Do kwoty 15 tys. zł będzie można robić firmowe zakupy gotówką. Jeśli zapłacimy więcej, nie zaliczymy wydatku do podatkowych kosztów. Takie zmiany w przepisach proponuje Ministerstwo Finansów.
– Obecnie limit gotówkowych transakcji między firmami wynosi 15 tys. euro. Ale po dokonaniu zapłaty z ręki do ręki powyżej tej kwoty fiskus nie zakwestionuje rozliczenia – mówi Janusz Menkina, właściciel biura rachunkowego. – Dla skarbówki najważniejsza przy dokumentowaniu kosztów jest faktura. Forma płatności ma drugorzędne znaczenie.
To się zmieni. Z nowych przepisów wynika wyraźnie: transakcje powyżej 15 tys. zł (limit zostanie więc znacznie obniżony) muszą być opłacone za pomocą konta bankowego (albo rachunku w SKOK).
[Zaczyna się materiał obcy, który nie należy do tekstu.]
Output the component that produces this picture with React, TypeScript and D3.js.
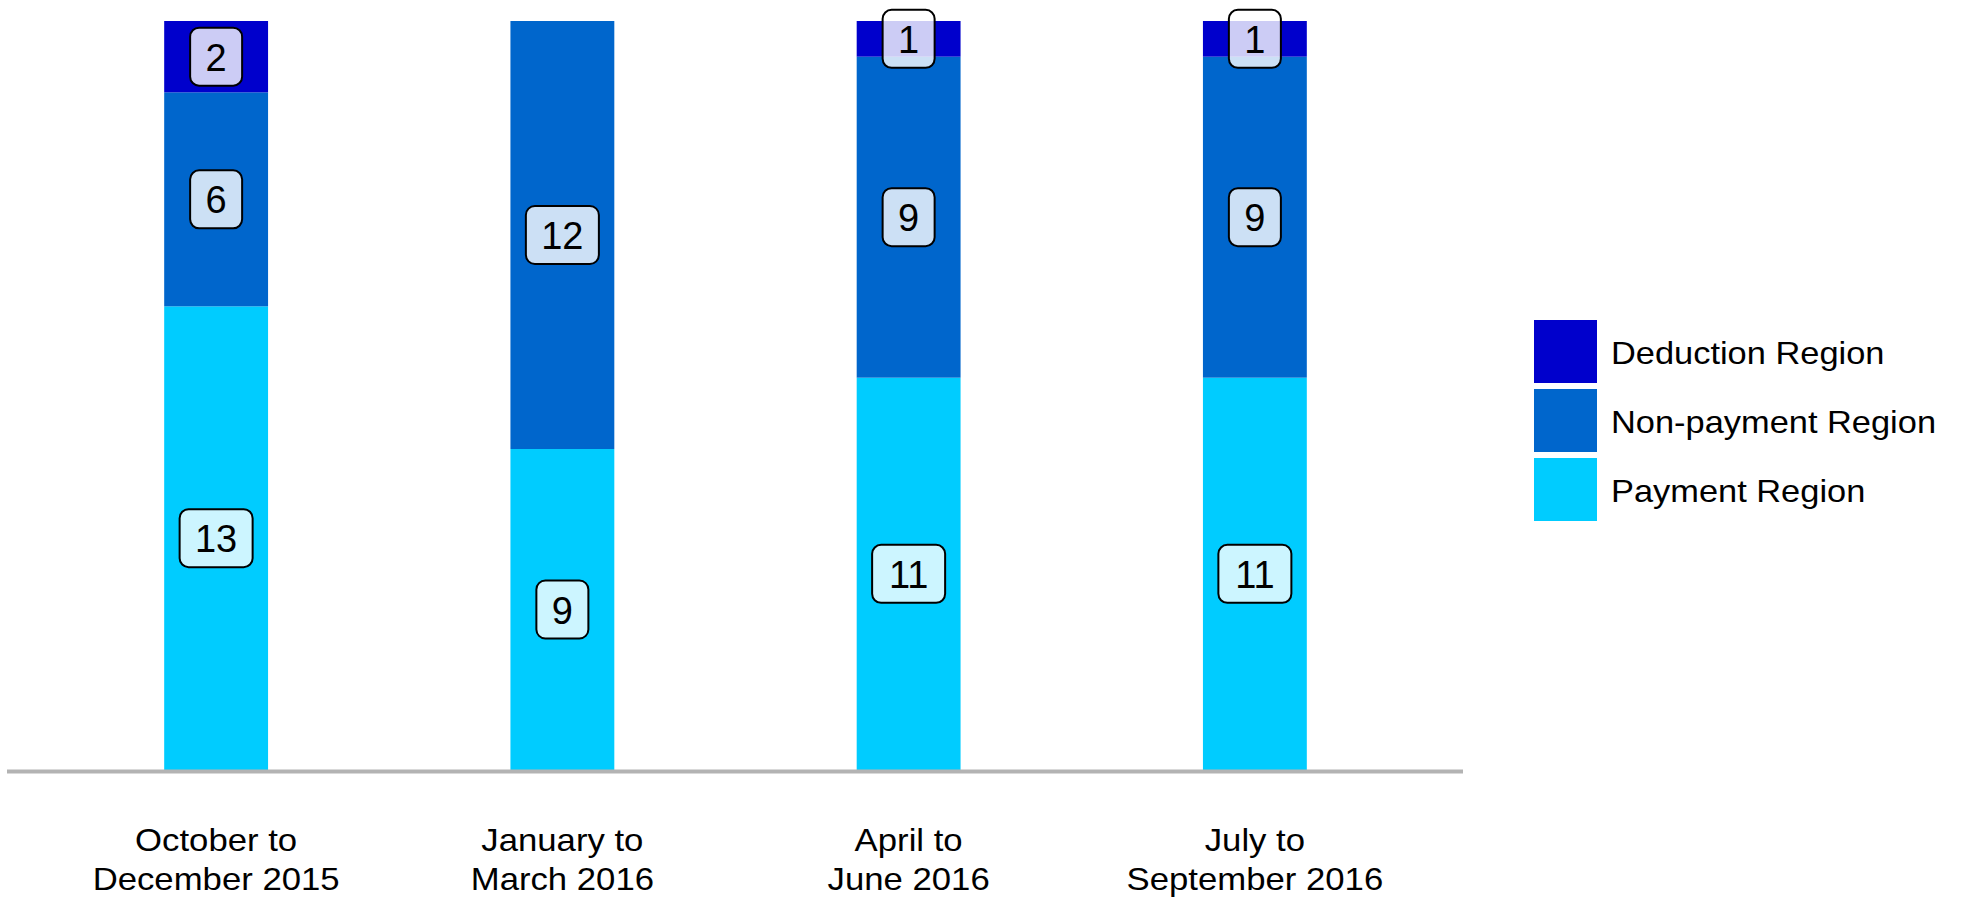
import React from "react";
import * as d3 from "d3";

const categories = [
  ["October to", "December 2015"],
  ["January to", "March 2016"],
  ["April to", "June 2016"],
  ["July to", "September 2016"],
];
const seriesNames = ["Payment Region", "Non-payment Region", "Deduction Region"];
const payment = [13, 9, 11, 11];
const nonPayment = [6, 12, 9, 9];
const deduction = [2, 0, 1, 1];
const colors = ["#00CCFF", "#0066CC", "#0000CC"];

const W = 1962;
const H = 899;
const FONT = "'Liberation Sans', Arial, Helvetica, sans-serif";

const App = () => {
  const keys = categories.map((c) => c.join(" "));
  const rows = keys.map((k, i) => ({
    key: k,
    s0: payment[i],
    s1: nonPayment[i],
    s2: deduction[i],
  }));
  const stack = d3.stack<any>().keys(["s0", "s1", "s2"])(rows);

  const x = d3
    .scaleBand()
    .domain(keys)
    .range([43, 1428])
    .paddingInner(0.7)
    .paddingOuter(0.35);
  const y = d3.scaleLinear().domain([0, 21]).range([770, 21]);

  // legend goes top to bottom: deduction, non-payment, payment
  const legendOrder = [2, 1, 0];

  return (
    <>
      <style>{`body{margin:0;overflow:hidden}`}</style>
      <svg width={W} height={H} style={{ display: "block", background: "#fff" }}>
        {stack.map((layer, si) => (
          <g key={si} fill={colors[si]}>
            {layer.map((d, i) =>
              d[1] - d[0] > 0 ? (
                <rect
                  key={i}
                  x={x(keys[i])}
                  y={y(d[1])}
                  width={x.bandwidth()}
                  height={y(d[0]) - y(d[1])}
                />
              ) : null
            )}
          </g>
        ))}

        {/* value boxes */}
        {stack.map((layer, si) => (
          <g key={"lab" + si}>
            {layer.map((d, i) => {
              const v = d[1] - d[0];
              if (v <= 0) return null;
              const cx = x(keys[i])! + x.bandwidth() / 2;
              const cy = (y(d[0]) + y(d[1])) / 2;
              const txt = String(v);
              const bw = txt.length * 21 + 31;
              const bh = 58;
              return (
                <g key={i}>
                  <rect
                    x={cx - bw / 2}
                    y={cy - bh / 2}
                    width={bw}
                    height={bh}
                    rx={9}
                    fill="#fff"
                    fillOpacity={0.8}
                    stroke="#000"
                    strokeWidth={2}
                  />
                  <text
                    x={cx}
                    y={cy + 14}
                    textAnchor="middle"
                    fontFamily={FONT}
                    fontSize={38}
                    fill="#000"
                  >
                    {txt}
                  </text>
                </g>
              );
            })}
          </g>
        ))}

        {/* baseline */}
        <line x1={7} x2={1463} y1={771.5} y2={771.5} stroke="#b3b3b3" strokeWidth={4} />

        {/* category labels */}
        {categories.map((lines, i) => {
          const cx = x(keys[i])! + x.bandwidth() / 2;
          return (
            <g key={"cat" + i} transform={`translate(${cx},0) scale(1.12,1)`}>
              {lines.map((ln, j) => (
                <text
                  key={j}
                  x={0}
                  y={851 + j * 39}
                  textAnchor="middle"
                  fontFamily={FONT}
                  fontSize={31}
                  fill="#000"
                >
                  {ln}
                </text>
              ))}
            </g>
          );
        })}

        {/* legend */}
        {legendOrder.map((si, j) => (
          <g key={"leg" + si} transform={`translate(1534,${320 + j * 69})`}>
            <rect width={63} height={63} fill={colors[si]} />
            <text
              transform="translate(77,43.5) scale(1.11,1)"
              fontFamily={FONT}
              fontSize={31}
              fill="#000"
            >
              {seriesNames[si]}
            </text>
          </g>
        ))}
      </svg>
    </>
  );
};

export default App;
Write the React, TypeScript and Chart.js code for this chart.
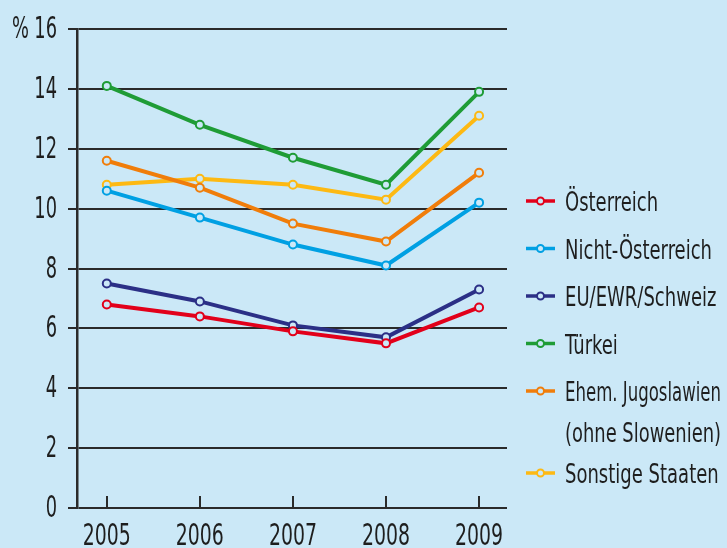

Przedsiębiorca, który nie dopełni tego obowiązku, nie zaliczy wydatku do kosztów uzyskania przychodów. Mówiąc prościej, nie wykorzysta zakupu do obniżenia podatku.
Zasady będą surowe
– To bardzo rygorystyczna zasada i może mocno uprzykrzyć życie przedsiębiorcom – mówi doradca podatkowy Grzegorz Gębka. – Niedawno jeden z moich klientów musiał dokonać szybkiej zapłaty, a miał problemy z bankowością internetową. Teraz może skorzystać z gotówki, po zmianie przepisów nie zaliczy takiego wydatku do kosztów uzyskania przychodów.
Cel: walka z szarą strefą
Cel proponowanych zmian to zmniejszenie szarej strefy. Jak czytamy w uzasadnieniu projektu nowelizacji, obecne przepisy nie przewidują sankcji za naruszenie obowiązku dokonywania płatności za pośrednictwem rachunku bankowego. To niedoskonałe prawo i trzeba je zmienić. Autorzy zapewniają, że ocena działania przedstawionych zmian będzie możliwa w wyniku kontroli podatkowych.